Stated task
Pictures in the entries below are excluded; copy only the lines from the one containing "Write the seaborn" to the one containing "21, 25, 22, 25, 36, 7, 11, 32, 47, 47]", both included.

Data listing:
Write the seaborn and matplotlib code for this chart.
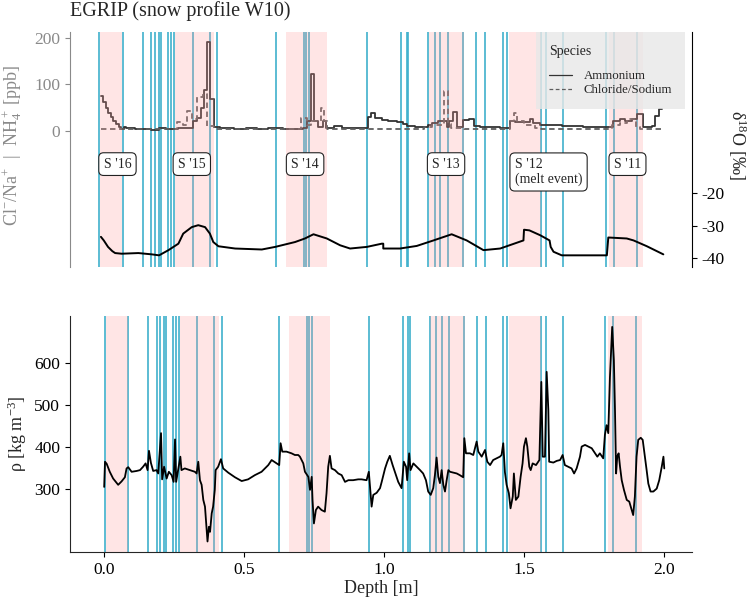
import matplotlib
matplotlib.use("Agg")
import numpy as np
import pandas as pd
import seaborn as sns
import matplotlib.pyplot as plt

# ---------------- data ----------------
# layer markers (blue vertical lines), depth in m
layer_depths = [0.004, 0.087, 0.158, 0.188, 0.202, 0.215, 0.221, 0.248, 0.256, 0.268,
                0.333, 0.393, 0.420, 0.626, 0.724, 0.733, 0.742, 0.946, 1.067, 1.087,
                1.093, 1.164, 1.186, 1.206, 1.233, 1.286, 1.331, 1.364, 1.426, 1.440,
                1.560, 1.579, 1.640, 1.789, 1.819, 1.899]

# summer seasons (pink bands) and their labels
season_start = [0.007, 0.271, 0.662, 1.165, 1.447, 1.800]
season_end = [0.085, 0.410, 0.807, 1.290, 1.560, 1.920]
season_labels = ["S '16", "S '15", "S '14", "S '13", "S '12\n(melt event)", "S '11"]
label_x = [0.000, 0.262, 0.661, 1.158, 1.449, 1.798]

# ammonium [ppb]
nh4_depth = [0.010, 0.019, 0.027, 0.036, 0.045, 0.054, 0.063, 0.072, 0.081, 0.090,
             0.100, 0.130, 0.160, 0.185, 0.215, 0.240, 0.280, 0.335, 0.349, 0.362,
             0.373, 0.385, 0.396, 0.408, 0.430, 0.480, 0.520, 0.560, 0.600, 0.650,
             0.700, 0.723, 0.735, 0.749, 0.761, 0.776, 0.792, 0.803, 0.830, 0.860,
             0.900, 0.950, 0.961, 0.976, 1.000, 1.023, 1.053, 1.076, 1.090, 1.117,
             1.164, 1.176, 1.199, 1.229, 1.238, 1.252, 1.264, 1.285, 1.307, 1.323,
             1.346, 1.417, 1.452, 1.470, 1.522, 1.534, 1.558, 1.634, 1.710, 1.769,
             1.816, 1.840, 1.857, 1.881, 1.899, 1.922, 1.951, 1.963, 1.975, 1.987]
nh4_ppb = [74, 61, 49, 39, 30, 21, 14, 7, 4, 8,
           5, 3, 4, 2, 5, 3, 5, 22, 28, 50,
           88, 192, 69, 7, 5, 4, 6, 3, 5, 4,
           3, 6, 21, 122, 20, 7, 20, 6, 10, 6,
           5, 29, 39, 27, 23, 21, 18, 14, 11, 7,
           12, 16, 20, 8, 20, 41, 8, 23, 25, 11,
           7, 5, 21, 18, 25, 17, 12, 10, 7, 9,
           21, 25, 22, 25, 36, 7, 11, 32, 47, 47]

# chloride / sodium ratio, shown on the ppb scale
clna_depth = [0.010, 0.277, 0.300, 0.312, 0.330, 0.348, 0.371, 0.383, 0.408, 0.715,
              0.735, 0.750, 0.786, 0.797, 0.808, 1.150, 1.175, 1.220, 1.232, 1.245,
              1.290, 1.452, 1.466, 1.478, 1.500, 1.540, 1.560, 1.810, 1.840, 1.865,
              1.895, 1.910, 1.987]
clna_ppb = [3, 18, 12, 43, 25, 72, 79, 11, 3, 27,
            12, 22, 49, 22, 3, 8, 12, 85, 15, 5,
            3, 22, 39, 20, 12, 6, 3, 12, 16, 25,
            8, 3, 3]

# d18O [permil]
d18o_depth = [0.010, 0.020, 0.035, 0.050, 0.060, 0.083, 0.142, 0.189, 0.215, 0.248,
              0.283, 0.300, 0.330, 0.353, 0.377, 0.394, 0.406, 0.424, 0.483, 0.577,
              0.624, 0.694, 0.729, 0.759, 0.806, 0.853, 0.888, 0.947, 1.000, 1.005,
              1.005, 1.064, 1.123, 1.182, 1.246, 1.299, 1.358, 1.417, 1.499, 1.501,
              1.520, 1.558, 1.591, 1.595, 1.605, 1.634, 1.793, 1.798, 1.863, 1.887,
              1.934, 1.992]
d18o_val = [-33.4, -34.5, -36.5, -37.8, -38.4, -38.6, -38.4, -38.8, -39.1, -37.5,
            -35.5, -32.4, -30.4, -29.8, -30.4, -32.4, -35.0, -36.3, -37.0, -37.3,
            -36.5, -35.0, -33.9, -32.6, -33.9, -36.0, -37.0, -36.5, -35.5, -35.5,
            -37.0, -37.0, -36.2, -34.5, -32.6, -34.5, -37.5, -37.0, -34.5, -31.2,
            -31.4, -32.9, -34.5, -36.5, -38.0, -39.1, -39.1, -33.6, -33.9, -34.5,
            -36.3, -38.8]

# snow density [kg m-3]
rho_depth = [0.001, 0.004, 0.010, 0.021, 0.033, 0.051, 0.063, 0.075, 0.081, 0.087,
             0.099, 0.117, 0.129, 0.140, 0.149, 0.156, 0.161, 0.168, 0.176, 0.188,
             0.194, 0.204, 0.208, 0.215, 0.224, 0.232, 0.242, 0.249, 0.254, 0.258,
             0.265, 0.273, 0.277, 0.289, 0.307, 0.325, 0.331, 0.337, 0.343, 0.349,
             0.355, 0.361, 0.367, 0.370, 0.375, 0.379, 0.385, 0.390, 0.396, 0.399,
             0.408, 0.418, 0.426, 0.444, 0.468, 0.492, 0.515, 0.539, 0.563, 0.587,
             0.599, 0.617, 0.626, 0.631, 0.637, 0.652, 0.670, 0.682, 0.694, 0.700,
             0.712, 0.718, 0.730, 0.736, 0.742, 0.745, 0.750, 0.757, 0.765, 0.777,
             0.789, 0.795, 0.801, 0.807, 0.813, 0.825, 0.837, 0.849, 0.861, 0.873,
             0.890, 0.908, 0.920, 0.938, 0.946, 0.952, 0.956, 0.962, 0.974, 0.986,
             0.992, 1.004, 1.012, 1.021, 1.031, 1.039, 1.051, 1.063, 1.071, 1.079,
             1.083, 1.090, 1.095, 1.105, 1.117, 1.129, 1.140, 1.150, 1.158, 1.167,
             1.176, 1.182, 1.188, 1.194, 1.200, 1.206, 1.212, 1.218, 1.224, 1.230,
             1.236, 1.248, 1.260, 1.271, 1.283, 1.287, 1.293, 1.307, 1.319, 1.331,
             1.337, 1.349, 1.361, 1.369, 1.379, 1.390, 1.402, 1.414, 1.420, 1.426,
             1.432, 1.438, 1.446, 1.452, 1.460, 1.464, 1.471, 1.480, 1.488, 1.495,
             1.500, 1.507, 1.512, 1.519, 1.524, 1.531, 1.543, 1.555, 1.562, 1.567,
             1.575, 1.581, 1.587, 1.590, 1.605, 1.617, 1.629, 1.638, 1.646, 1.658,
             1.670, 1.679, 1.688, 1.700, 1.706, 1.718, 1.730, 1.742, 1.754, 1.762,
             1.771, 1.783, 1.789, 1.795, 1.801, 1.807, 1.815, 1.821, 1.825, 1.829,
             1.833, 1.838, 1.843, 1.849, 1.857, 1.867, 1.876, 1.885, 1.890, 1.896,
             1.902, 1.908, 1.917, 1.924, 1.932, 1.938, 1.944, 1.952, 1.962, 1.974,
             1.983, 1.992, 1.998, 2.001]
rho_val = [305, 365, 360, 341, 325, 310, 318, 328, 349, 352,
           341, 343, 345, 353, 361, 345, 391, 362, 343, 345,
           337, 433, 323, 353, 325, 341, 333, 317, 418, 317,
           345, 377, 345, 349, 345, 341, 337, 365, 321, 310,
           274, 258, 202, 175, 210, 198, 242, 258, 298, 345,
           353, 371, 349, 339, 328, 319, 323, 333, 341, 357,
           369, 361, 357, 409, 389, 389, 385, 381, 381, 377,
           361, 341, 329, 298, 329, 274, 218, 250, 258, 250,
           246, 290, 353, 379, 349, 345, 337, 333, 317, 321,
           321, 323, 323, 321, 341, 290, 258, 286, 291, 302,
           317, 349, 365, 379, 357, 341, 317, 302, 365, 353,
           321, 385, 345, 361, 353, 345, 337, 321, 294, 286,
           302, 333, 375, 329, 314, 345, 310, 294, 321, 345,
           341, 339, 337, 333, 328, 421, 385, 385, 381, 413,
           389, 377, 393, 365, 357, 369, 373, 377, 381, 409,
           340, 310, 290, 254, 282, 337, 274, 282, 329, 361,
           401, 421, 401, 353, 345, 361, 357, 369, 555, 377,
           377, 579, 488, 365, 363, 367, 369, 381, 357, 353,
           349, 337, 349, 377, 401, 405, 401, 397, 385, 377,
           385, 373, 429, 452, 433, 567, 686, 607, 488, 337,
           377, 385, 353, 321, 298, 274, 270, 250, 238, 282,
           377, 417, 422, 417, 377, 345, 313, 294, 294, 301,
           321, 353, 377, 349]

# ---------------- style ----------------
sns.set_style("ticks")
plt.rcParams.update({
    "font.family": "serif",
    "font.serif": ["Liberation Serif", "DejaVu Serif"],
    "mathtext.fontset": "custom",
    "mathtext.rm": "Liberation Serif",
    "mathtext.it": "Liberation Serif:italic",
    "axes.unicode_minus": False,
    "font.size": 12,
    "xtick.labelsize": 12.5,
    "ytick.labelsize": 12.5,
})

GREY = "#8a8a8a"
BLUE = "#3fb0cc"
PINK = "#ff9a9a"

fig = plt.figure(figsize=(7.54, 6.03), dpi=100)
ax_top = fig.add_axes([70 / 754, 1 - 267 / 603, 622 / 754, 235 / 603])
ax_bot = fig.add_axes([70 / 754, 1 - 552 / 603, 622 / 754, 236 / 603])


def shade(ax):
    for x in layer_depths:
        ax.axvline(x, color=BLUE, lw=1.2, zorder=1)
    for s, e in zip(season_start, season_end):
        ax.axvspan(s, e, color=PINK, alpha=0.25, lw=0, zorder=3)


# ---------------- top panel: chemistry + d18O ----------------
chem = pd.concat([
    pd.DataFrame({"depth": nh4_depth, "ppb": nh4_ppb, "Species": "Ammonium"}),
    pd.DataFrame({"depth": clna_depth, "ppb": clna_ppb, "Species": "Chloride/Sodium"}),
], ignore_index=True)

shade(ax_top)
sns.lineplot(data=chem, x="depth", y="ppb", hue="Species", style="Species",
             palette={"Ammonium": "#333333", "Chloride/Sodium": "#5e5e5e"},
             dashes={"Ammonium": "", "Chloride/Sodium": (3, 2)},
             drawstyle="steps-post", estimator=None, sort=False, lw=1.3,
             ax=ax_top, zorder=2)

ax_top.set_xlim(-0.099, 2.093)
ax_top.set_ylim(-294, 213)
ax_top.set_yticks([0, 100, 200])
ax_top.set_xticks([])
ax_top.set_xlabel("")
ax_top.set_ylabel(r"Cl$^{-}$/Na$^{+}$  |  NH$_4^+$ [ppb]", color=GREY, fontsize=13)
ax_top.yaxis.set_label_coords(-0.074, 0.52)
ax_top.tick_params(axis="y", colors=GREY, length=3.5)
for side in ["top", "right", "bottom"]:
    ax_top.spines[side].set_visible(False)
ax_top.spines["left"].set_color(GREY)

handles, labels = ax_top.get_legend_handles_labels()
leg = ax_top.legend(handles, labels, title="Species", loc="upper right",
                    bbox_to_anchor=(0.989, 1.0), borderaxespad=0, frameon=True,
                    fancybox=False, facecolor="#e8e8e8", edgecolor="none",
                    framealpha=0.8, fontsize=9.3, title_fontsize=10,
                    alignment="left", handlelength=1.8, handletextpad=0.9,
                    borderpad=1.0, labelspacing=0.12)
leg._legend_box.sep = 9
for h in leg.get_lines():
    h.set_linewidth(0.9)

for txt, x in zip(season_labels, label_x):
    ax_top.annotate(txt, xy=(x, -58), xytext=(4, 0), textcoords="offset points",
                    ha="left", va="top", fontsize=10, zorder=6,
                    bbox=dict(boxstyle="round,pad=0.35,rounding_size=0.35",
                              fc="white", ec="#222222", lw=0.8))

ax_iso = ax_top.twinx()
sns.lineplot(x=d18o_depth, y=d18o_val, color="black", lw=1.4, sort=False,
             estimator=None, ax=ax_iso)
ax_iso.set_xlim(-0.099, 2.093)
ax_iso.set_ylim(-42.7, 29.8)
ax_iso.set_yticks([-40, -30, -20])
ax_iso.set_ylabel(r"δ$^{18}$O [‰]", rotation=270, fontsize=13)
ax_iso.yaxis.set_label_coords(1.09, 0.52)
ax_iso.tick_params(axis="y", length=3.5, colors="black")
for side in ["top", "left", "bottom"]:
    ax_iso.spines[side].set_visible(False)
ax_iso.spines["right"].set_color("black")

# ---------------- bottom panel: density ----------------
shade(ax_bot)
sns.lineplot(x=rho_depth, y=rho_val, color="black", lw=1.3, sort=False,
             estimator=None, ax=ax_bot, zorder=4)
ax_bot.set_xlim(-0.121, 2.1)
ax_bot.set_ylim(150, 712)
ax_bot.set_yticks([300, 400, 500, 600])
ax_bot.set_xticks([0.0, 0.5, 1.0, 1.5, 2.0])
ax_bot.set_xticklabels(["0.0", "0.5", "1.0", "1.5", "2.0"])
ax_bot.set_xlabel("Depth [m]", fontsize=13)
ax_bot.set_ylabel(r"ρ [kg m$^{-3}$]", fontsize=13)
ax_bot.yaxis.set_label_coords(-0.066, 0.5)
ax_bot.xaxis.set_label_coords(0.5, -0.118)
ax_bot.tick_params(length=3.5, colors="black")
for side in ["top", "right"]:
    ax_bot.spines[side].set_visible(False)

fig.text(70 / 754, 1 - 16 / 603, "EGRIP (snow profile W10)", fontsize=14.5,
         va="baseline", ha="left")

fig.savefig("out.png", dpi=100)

---

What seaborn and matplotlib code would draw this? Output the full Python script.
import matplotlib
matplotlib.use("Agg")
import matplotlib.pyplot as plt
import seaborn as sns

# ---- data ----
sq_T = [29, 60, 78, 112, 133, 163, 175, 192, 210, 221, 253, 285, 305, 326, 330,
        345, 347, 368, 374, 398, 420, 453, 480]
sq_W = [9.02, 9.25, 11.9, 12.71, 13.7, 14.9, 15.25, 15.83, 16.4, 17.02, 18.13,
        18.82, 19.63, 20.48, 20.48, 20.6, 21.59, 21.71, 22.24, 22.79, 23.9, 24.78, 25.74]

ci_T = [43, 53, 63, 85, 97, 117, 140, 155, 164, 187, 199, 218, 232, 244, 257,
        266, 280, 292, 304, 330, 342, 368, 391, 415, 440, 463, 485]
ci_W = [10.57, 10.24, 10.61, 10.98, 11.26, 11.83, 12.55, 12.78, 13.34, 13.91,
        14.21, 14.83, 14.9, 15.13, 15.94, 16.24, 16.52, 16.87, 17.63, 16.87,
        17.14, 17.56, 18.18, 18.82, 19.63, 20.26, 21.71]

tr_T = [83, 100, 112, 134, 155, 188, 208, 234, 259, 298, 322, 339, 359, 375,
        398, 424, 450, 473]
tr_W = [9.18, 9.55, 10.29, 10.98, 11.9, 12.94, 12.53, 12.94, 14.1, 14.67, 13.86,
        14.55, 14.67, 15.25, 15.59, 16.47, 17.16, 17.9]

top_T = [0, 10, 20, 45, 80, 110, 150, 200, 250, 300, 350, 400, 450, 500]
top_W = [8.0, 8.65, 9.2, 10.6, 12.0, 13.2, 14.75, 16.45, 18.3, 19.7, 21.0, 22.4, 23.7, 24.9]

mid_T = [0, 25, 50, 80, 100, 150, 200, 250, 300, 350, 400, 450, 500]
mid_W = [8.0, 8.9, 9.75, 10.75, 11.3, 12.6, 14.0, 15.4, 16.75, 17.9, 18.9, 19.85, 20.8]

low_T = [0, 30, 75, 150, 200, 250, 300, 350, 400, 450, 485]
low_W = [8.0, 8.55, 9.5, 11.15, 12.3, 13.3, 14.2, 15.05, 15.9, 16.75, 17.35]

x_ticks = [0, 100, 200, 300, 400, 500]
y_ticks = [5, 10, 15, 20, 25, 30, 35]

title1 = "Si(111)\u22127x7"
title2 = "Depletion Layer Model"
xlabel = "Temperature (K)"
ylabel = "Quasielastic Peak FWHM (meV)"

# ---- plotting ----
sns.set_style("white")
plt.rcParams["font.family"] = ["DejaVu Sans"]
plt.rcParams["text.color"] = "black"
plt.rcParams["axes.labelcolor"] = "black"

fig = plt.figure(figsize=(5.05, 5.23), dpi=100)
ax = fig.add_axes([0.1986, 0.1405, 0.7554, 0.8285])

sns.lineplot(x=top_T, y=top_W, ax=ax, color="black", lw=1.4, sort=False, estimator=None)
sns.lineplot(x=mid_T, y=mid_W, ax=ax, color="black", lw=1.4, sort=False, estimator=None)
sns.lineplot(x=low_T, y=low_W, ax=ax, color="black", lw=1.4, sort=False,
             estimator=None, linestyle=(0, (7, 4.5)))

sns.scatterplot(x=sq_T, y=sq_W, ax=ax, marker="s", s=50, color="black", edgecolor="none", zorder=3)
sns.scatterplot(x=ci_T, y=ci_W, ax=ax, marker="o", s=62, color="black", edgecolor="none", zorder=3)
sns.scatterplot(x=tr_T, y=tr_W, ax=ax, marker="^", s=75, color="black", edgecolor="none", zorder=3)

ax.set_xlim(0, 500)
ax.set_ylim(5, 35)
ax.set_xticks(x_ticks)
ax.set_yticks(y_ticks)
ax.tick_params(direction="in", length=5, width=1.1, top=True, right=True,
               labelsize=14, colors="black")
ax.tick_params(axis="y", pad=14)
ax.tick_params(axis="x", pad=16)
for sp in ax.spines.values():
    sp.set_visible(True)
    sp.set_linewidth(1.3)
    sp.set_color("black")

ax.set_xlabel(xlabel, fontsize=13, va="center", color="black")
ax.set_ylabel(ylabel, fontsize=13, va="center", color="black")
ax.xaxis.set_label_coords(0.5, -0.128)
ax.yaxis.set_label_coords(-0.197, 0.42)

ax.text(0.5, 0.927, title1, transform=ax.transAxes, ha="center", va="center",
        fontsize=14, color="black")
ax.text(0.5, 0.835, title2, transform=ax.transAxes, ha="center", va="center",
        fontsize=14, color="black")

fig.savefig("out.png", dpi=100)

Output below
Write the seaborn and matplotlib code for this chart.
import matplotlib
matplotlib.use("Agg")
import numpy as np
import pandas as pd
import seaborn as sns
import matplotlib.pyplot as plt

# ---------------- data ----------------
# layer markers (blue vertical lines), depth in m
layer_depths = [0.004, 0.087, 0.158, 0.188, 0.202, 0.215, 0.221, 0.248, 0.256, 0.268,
                0.333, 0.393, 0.420, 0.626, 0.724, 0.733, 0.742, 0.946, 1.067, 1.087,
                1.093, 1.164, 1.186, 1.206, 1.233, 1.286, 1.331, 1.364, 1.426, 1.440,
                1.560, 1.579, 1.640, 1.789, 1.819, 1.899]

# summer seasons (pink bands) and their labels
season_start = [0.007, 0.271, 0.662, 1.165, 1.447, 1.800]
season_end = [0.085, 0.410, 0.807, 1.290, 1.560, 1.920]
season_labels = ["S '16", "S '15", "S '14", "S '13", "S '12\n(melt event)", "S '11"]
label_x = [0.000, 0.262, 0.661, 1.158, 1.449, 1.798]

# ammonium [ppb]
nh4_depth = [0.010, 0.019, 0.027, 0.036, 0.045, 0.054, 0.063, 0.072, 0.081, 0.090,
             0.100, 0.130, 0.160, 0.185, 0.215, 0.240, 0.280, 0.335, 0.349, 0.362,
             0.373, 0.385, 0.396, 0.408, 0.430, 0.480, 0.520, 0.560, 0.600, 0.650,
             0.700, 0.723, 0.735, 0.749, 0.761, 0.776, 0.792, 0.803, 0.830, 0.860,
             0.900, 0.950, 0.961, 0.976, 1.000, 1.023, 1.053, 1.076, 1.090, 1.117,
             1.164, 1.176, 1.199, 1.229, 1.238, 1.252, 1.264, 1.285, 1.307, 1.323,
             1.346, 1.417, 1.452, 1.470, 1.522, 1.534, 1.558, 1.634, 1.710, 1.769,
             1.816, 1.840, 1.857, 1.881, 1.899, 1.922, 1.951, 1.963, 1.975, 1.987]
nh4_ppb = [74, 61, 49, 39, 30, 21, 14, 7, 4, 8,
           5, 3, 4, 2, 5, 3, 5, 22, 28, 50,
           88, 192, 69, 7, 5, 4, 6, 3, 5, 4,
           3, 6, 21, 122, 20, 7, 20, 6, 10, 6,
           5, 29, 39, 27, 23, 21, 18, 14, 11, 7,
           12, 16, 20, 8, 20, 41, 8, 23, 25, 11,
           7, 5, 21, 18, 25, 17, 12, 10, 7, 9,
           21, 25, 22, 25, 36, 7, 11, 32, 47, 47]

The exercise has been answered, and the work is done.